精冲模具复合磨损机理及控制方法研究

Fine-blanking, as one of the precision plastic forming technologies, has been widely used in the field of automobile industry. Currently, majority of precise, complex and long-lifetime fine-blanking tools are still relied on importation from foreign countries due to the lack of knowledge on the working condition and tool wear mechanism, which seriously hindered the development of fine-blanking technology in China. Therefore, to clarify the fine-blanking tool wear mechanism and establish the process window oriented to tool wear control is significant to the tool optimization, life extension and part quality improvement. Under these circumstances the current study will focus on the interaction of different wear behaviors during the fine-blanking process, and the conditions of occurrence and transformation related to various wear behavior with the help of multi-scale analysis, and further on the establishment of the compound tool wear model. Then the compound wear model is introduced as well as the damage model into the fine-blanking process simulation to realize the prediction of tool wear during the production cycle. Finally the relationships of the process and tool parameters with tool wear would be investigated experimentally and numerically, so as to define a process window aiming at the fine-blanking tool wear control. The purpose of the project is not only to provide significant academic results, but also to enhance the level of fine-blanking industry in China.

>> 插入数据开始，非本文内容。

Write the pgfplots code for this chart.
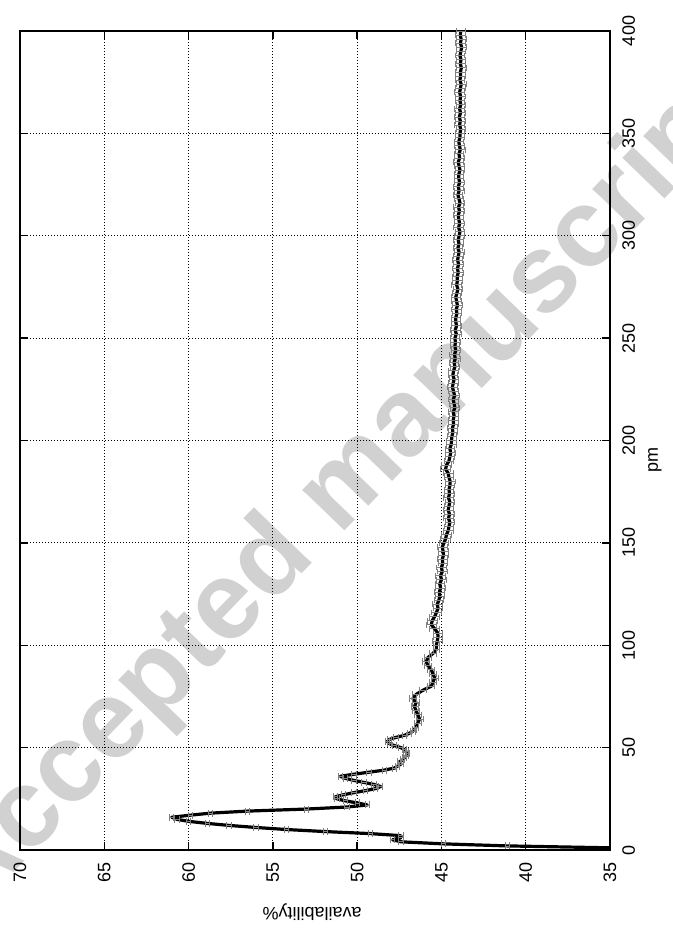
\documentclass[border=0pt]{standalone}
\usepackage{fontspec}
\setmainfont{Liberation Sans}
\usepackage{pgfplots}
\usepackage{pgfplotstable}
\pgfplotsset{compat=1.18}
\definecolor{mk}{gray}{0.5}
\definecolor{wm}{gray}{0.82}

\pgfdeclareplotmark{ebarA}{%
 \pgfpathmoveto{\pgfqpoint{-1.6pt}{-2.6pt}}\pgfpathlineto{\pgfqpoint{-1.6pt}{2.6pt}}%
 \pgfpathmoveto{\pgfqpoint{1.6pt}{-2.6pt}}\pgfpathlineto{\pgfqpoint{1.6pt}{2.6pt}}%
 \pgfpathmoveto{\pgfqpoint{-1.6pt}{0pt}}\pgfpathlineto{\pgfqpoint{1.6pt}{0pt}}%
 \pgfusepathqstroke}
\pgfdeclareplotmark{ebarB}{%
 \pgfpathmoveto{\pgfqpoint{-2.6pt}{-2.4pt}}\pgfpathlineto{\pgfqpoint{-2.6pt}{2.4pt}}%
 \pgfpathmoveto{\pgfqpoint{2.6pt}{-2.4pt}}\pgfpathlineto{\pgfqpoint{2.6pt}{2.4pt}}%
 \pgfpathmoveto{\pgfqpoint{-2.6pt}{0pt}}\pgfpathlineto{\pgfqpoint{2.6pt}{0pt}}%
 \pgfusepathqstroke}
\pgfdeclareplotmark{ebarC}{%
 \pgfpathmoveto{\pgfqpoint{-3.6pt}{-2.2pt}}\pgfpathlineto{\pgfqpoint{-3.6pt}{2.2pt}}%
 \pgfpathmoveto{\pgfqpoint{3.6pt}{-2.2pt}}\pgfpathlineto{\pgfqpoint{3.6pt}{2.2pt}}%
 \pgfpathmoveto{\pgfqpoint{-3.6pt}{0pt}}\pgfpathlineto{\pgfqpoint{3.6pt}{0pt}}%
 \pgfusepathqstroke}

\pgfplotstableread{
pm av
1 34.6
2 41.1
3 44.9
4 47.4
5 47.9
6 47.4
7 47.4
8 49.2
9 51.9
10 54.2
11 56.0
12 57.6
13 58.9
14 60.0
15 60.7
16 61.0
17 59.9
18 58.7
19 56.5
20 53.0
21 50.6
22 49.4
23 50.0
24 50.7
25 51.2
26 51.3
27 50.8
28 50.2
29 49.5
30 48.9
31 48.6
32 49.0
33 49.6
34 50.2
35 50.7
36 51.0
37 50.2
38 49.3
39 48.4
40 47.8
41 47.6
42 47.4
43 47.5
44 47.3
45 47.2
46 47.1
47 47.0
48 47.1
49 47.2
50 47.4
51 47.8
52 48.1
53 48.2
54 48.1
55 47.7
56 47.2
57 46.9
58 46.7
59 46.6
60 46.5
62 46.4
64 46.3
66 46.4
68 46.5
70 46.6
72 46.5
74 46.7
76 46.5
78 46.1
80 45.6
82 45.5
84 45.4
86 45.5
88 45.6
90 45.8
92 45.9
94 45.8
96 45.5
98 45.3
100 45.30
102 45.25
104 45.20
106 45.22
108 45.40
110 45.60
112 45.55
114 45.40
116 45.30
118 45.20
120 45.25
122 45.15
124 45.10
126 45.12
128 45.05
130 45.10
132 45.00
134 45.05
136 44.95
138 45.00
140 44.92
142 44.95
144 44.88
146 44.90
148 44.95
150 44.85
152 44.75
154 44.70
156 44.60
158 44.55
160 44.50
162 44.58
164 44.52
166 44.60
168 44.55
170 44.50
172 44.58
174 44.52
176 44.55
178 44.50
180 44.48
182 44.55
184 44.60
186 44.75
188 44.70
190 44.55
192 44.50
194 44.45
196 44.50
198 44.42
200 44.40
202 44.38
204 44.32
206 44.35
208 44.28
210 44.30
212 44.25
214 44.30
216 44.20
218 44.25
220 44.30
222 44.22
224 44.28
226 44.35
228 44.30
230 44.25
232 44.32
234 44.28
236 44.20
238 44.25
240 44.18
242 44.22
244 44.15
246 44.20
248 44.17
250 44.20
252 44.12
254 44.18
256 44.10
258 44.15
260 44.15
262 44.08
264 44.12
266 44.05
268 44.10
270 44.15
272 44.08
274 44.02
276 44.10
278 44.05
280 44.07
282 44.00
284 44.05
286 43.98
288 44.04
290 44.00
292 43.95
294 44.02
296 43.96
298 44.00
300 43.95
302 43.90
304 43.98
306 43.92
308 43.97
310 44.00
312 43.93
314 43.98
316 43.90
318 43.96
320 44.02
322 43.95
324 44.00
326 43.92
328 43.97
330 43.97
332 43.90
334 43.95
336 44.00
338 43.92
340 43.96
342 43.88
344 43.93
346 43.97
348 43.90
350 43.90
352 43.85
354 43.92
356 43.88
358 43.94
360 43.87
362 43.92
364 43.85
366 43.90
368 43.86
370 43.92
372 43.87
374 43.83
376 43.90
378 43.86
380 43.87
382 43.82
384 43.88
386 43.84
388 43.90
390 43.85
392 43.80
394 43.87
396 43.83
398 43.88
400 43.85
}\data

\begin{document}
\begin{tikzpicture}
\node[rotate=46, text=wm, font=\fontsize{83}{83}\selectfont\bfseries] at (256.5pt,328.5pt) {Accepted manuscript};
\begin{axis}[
  at={(15pt,60pt)}, anchor=south west,
  scale only axis, width=442.5pt, height=614.25pt,
  xmin=35, xmax=70, x dir=reverse, ymin=0, ymax=400,
  xtick={35,40,...,70}, ytick={0,50,...,400},
  tick align=inside, major tick length=6pt,
  xticklabel pos=left, yticklabel pos=right,
  xtick pos=both, ytick pos=both,
  grid=major,
  major grid style={black, line width=0.6pt, dash pattern=on 0.6pt off 1.65pt},
  axis line style={black, line width=1.1pt},
  every tick/.style={black, line width=1.1pt},
  tick label style={font=\fontsize{13.5}{16}\selectfont, inner sep=0pt},
  xticklabel style={yshift=-9pt, rotate=90, anchor=east},
  yticklabel style={xshift=9pt, rotate=90, anchor=north},
  /pgf/number format/assume math mode=true,
  xlabel={availability\%}, ylabel={pm},
  label style={font=\fontsize{13.5}{16}\selectfont},
  xlabel style={at={(axis description cs:0.495,-0.0757)}, anchor=center, rotate=180},
  ylabel style={at={(axis description cs:1.076,0.476)}, anchor=center},
]
\addplot[mk, line width=0.6pt, only marks, mark=ebarA, restrict y to domain=0:60]
  table[x=av, y=pm] {\data};
\addplot[mk, line width=0.6pt, only marks, mark=ebarB, restrict y to domain=61:100]
  table[x=av, y=pm] {\data};
\addplot[mk, line width=0.6pt, only marks, mark=ebarC, restrict y to domain=101:400]
  table[x=av, y=pm] {\data};
\addplot[black, line width=2.4pt, line join=round, no marks] table[x=av, y=pm] {\data};
\end{axis}
\pgfresetboundingbox
\path[use as bounding box] (0,0) rectangle (504pt,697.5pt);
\end{tikzpicture}
\end{document}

精冲作为一种重要的精密塑性成形技术，已被广泛应用于汽车制造领域。然而，精冲成形过程工况复杂，模具易磨损，目前大部分精密、复杂且长寿命的精冲模具仍然依赖进口，严重制约了我国精冲技术的进一步发展。因此，厘清精冲模具磨损机理，形成面向模具磨损控制的工艺窗口，对优化精冲模具设计、提高模具寿命和产品质量具有十分重要的意义。基于上述背景，本项目旨在研究精冲成形过程中多种磨损形式的交互作用机制，借助多尺度分析确定多种磨损形式产生与转化的条件，构建精冲模具复合磨损模型；将磨损模型与损伤模型引入包含零件成形和凸模回程的精冲过程模拟，实现加工循环中精冲模具磨损的动态预测；在此基础上结合物理实验，研究工艺与模具参数对精冲模具磨损的影响规律，形成面向精冲模具磨损控制的工艺窗口。本项目的研究不仅具有重要的学术价值，而且在提升精冲成形技术水平、促进精冲技术发展方面也有重要的应用价值。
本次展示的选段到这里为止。